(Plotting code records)
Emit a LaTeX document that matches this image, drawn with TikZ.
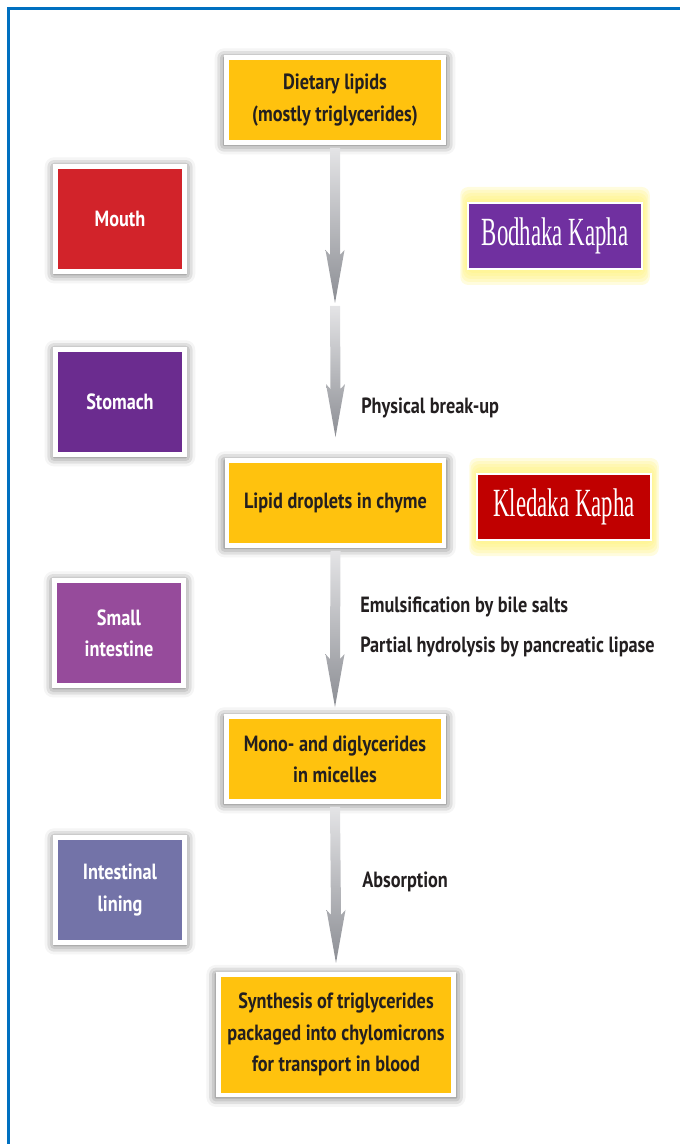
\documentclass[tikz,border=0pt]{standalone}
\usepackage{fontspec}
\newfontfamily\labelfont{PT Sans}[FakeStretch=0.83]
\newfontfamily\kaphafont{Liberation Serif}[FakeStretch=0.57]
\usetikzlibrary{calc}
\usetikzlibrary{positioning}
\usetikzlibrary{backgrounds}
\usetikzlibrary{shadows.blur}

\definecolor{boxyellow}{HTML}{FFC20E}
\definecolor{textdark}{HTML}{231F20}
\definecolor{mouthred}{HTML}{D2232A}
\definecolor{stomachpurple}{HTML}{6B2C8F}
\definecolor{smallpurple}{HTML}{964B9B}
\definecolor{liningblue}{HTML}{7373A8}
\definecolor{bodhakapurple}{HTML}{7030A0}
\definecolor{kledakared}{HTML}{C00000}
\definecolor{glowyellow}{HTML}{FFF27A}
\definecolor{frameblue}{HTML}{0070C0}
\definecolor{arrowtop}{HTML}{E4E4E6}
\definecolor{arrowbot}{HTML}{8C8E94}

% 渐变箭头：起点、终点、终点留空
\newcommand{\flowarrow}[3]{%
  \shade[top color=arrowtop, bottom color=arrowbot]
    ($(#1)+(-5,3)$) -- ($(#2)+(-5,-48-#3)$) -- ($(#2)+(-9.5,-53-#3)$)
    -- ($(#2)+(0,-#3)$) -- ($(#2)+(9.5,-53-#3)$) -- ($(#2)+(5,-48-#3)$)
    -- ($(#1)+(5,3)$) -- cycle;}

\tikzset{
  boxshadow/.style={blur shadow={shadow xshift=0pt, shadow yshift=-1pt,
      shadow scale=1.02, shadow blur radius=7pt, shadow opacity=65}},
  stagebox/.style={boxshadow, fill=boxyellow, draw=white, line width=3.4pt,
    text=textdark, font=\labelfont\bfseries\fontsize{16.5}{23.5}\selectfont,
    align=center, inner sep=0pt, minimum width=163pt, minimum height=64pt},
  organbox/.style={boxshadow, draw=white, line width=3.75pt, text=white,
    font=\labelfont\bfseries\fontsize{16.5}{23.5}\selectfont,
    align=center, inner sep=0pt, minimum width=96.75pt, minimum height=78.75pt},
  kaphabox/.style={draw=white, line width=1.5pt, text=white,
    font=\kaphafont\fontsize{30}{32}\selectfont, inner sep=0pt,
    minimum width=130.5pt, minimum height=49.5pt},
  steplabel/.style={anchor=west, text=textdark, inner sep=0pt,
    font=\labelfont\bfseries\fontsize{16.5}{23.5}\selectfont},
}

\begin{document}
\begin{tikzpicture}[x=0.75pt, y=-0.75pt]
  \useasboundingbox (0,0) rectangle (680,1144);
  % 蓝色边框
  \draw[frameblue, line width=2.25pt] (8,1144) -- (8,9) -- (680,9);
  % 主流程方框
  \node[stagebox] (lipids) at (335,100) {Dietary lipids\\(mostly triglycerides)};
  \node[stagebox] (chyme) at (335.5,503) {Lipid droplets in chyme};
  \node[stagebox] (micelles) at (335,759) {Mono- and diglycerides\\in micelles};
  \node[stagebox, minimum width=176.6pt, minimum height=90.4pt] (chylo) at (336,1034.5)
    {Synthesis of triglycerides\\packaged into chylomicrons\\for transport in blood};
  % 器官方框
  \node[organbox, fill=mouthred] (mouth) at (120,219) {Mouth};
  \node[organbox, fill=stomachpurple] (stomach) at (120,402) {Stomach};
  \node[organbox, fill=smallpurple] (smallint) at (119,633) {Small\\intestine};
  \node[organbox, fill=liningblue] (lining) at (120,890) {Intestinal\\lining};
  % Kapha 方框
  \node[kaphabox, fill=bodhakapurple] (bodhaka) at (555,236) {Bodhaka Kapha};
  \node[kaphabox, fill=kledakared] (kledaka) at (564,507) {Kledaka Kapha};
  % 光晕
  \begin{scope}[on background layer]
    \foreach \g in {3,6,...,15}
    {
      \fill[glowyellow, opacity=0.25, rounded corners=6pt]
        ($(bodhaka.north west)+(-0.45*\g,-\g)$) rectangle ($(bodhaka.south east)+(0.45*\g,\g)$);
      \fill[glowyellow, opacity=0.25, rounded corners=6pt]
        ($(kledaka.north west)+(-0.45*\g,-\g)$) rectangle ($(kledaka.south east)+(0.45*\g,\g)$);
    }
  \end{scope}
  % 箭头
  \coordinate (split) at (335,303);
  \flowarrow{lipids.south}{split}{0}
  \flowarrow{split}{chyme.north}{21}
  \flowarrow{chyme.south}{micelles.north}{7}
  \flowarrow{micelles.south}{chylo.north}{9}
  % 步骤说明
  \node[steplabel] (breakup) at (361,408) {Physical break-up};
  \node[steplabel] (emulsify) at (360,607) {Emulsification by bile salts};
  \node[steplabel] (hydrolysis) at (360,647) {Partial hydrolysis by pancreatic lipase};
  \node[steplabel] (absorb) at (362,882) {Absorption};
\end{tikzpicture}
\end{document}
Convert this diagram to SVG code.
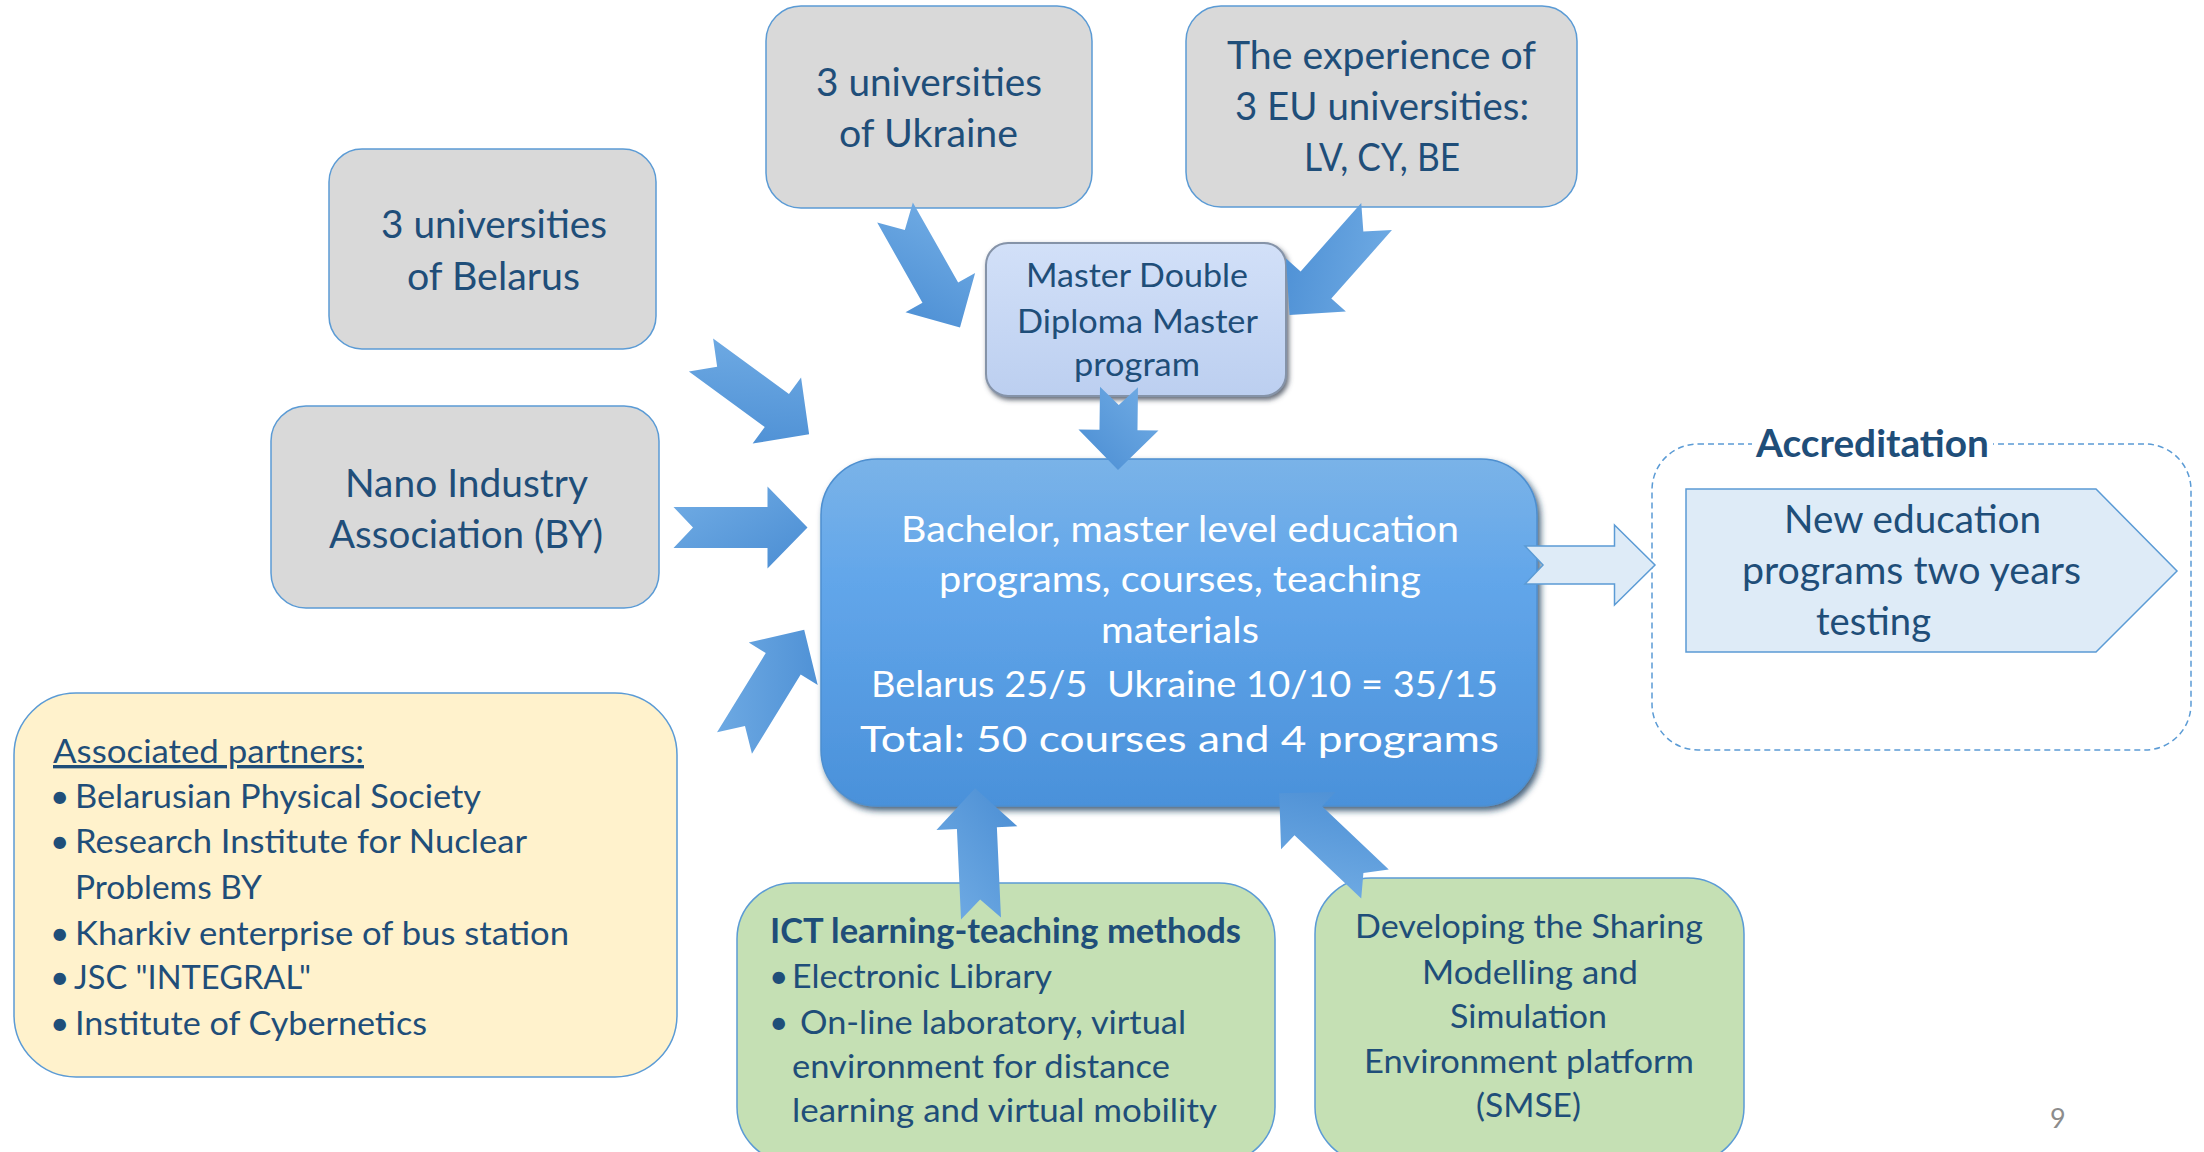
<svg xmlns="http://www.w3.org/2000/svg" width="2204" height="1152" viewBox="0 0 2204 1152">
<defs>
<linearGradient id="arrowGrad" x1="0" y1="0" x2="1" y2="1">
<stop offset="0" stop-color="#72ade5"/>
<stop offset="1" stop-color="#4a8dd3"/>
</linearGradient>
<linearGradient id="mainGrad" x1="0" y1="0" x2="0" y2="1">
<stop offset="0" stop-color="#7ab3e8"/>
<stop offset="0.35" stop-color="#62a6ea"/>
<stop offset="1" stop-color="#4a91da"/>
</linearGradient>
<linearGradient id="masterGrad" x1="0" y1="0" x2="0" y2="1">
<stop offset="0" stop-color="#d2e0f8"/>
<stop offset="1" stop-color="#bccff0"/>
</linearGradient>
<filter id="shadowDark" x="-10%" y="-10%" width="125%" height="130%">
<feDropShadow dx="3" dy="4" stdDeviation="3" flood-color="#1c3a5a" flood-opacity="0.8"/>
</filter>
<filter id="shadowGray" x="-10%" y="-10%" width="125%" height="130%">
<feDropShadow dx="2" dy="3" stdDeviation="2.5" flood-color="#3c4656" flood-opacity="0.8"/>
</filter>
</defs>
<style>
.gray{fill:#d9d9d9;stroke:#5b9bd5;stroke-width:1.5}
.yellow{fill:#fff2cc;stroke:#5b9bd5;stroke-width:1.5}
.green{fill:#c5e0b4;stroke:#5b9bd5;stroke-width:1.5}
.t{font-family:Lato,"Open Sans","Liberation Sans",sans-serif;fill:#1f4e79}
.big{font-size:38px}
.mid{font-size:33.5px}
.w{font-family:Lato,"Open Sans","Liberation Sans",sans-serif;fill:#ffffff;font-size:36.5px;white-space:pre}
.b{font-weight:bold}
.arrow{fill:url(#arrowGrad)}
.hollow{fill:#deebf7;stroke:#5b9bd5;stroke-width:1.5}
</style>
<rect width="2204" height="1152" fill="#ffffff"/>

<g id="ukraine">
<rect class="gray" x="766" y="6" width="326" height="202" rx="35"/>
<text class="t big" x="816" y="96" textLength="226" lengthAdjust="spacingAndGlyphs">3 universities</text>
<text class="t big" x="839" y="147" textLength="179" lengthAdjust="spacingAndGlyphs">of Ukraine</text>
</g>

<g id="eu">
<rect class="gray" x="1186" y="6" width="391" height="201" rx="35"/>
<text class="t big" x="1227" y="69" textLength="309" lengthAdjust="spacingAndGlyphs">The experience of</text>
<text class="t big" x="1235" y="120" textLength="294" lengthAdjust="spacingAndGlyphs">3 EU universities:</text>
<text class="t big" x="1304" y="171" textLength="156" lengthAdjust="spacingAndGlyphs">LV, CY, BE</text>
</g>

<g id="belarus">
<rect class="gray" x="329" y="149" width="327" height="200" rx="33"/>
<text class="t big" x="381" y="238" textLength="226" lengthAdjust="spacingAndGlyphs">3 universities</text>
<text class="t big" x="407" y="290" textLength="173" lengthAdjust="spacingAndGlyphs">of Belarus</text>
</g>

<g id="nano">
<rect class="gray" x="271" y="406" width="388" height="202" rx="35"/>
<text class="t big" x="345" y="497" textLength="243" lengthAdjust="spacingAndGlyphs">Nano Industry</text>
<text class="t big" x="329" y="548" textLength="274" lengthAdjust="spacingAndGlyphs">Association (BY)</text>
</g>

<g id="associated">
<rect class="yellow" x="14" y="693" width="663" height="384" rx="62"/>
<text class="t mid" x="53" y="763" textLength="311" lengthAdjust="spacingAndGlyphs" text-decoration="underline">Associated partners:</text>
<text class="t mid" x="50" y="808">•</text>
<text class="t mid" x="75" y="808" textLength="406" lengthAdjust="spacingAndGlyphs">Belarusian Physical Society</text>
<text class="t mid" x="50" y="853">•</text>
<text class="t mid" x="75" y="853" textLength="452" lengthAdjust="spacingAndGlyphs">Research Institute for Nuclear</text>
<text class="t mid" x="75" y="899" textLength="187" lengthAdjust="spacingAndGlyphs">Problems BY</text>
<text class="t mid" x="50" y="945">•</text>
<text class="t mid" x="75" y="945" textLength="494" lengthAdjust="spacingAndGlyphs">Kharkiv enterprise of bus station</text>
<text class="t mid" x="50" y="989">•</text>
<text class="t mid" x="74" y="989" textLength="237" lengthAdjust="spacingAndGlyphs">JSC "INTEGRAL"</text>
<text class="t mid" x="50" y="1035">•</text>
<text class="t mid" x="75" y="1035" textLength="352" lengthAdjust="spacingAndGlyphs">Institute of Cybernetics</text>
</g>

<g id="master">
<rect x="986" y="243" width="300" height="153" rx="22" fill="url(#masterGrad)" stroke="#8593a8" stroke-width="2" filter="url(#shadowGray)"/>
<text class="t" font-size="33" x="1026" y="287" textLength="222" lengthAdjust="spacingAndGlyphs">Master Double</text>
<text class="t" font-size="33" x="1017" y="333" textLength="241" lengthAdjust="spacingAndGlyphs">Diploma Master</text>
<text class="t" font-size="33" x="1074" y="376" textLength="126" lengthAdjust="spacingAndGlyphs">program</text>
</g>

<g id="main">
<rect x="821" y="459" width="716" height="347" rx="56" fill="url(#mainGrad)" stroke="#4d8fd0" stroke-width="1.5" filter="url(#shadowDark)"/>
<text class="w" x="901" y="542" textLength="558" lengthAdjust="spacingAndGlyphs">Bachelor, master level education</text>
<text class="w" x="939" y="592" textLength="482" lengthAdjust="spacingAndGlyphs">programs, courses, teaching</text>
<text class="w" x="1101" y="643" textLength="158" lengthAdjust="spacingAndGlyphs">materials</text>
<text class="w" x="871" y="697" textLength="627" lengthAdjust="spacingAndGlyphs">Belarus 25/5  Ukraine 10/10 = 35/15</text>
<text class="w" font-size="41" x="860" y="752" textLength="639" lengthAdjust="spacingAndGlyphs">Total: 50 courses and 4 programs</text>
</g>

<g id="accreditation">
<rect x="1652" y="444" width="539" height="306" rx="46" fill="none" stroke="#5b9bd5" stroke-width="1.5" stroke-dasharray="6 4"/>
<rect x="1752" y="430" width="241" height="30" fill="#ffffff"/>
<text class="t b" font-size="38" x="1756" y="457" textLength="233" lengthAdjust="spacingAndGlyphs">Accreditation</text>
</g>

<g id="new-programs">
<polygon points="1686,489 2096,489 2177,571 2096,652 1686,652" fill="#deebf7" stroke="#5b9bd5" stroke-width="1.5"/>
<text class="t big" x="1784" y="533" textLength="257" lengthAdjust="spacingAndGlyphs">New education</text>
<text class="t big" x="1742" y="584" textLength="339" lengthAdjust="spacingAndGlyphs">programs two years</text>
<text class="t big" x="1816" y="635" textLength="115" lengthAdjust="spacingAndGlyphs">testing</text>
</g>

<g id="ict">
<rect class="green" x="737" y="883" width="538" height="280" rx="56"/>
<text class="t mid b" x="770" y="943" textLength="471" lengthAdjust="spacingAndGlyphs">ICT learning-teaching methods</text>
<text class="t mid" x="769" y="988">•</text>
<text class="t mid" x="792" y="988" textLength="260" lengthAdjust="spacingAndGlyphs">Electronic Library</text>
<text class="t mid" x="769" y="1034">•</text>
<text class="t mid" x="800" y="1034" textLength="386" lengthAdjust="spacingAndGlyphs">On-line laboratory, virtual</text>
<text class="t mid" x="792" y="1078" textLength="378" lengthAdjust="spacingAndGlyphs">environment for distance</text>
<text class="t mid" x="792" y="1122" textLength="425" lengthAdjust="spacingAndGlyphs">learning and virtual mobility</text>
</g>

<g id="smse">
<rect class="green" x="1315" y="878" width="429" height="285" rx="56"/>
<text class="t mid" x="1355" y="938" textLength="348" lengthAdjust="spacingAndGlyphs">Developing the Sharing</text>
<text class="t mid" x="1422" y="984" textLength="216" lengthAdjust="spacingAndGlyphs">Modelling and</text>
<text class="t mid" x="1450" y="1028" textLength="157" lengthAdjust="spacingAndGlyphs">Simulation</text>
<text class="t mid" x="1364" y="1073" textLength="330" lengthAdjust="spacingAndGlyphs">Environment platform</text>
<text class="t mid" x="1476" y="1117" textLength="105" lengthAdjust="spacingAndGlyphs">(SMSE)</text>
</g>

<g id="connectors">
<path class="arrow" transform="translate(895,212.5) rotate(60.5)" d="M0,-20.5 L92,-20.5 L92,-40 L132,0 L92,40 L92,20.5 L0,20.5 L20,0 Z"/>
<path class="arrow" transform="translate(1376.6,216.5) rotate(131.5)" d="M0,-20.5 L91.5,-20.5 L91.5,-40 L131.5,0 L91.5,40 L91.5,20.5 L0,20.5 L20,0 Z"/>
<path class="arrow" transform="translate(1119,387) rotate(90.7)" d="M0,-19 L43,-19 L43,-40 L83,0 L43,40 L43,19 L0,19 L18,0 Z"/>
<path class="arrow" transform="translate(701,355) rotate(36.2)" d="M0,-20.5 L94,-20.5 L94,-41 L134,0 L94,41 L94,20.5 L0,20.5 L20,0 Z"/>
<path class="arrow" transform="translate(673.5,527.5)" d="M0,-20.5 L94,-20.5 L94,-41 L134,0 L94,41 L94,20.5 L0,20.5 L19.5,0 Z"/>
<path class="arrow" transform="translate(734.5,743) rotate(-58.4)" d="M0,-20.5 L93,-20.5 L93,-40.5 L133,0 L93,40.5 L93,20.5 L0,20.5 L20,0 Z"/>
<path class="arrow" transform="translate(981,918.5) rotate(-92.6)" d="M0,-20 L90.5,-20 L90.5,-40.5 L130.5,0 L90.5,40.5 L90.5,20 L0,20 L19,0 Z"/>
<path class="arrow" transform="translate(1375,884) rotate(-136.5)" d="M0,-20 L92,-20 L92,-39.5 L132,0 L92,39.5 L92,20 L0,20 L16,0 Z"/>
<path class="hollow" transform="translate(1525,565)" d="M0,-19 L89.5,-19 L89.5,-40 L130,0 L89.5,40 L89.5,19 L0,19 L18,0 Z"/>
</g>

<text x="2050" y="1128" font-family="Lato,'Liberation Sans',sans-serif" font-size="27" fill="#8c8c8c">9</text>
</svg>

_REQUIRED TASK_
Gather all lines with the string "this" from the data.

_ANSWER BELOW_
Emit a LaTeX document that matches this image, drawn with TikZ.
Convert this diagram to SVG code.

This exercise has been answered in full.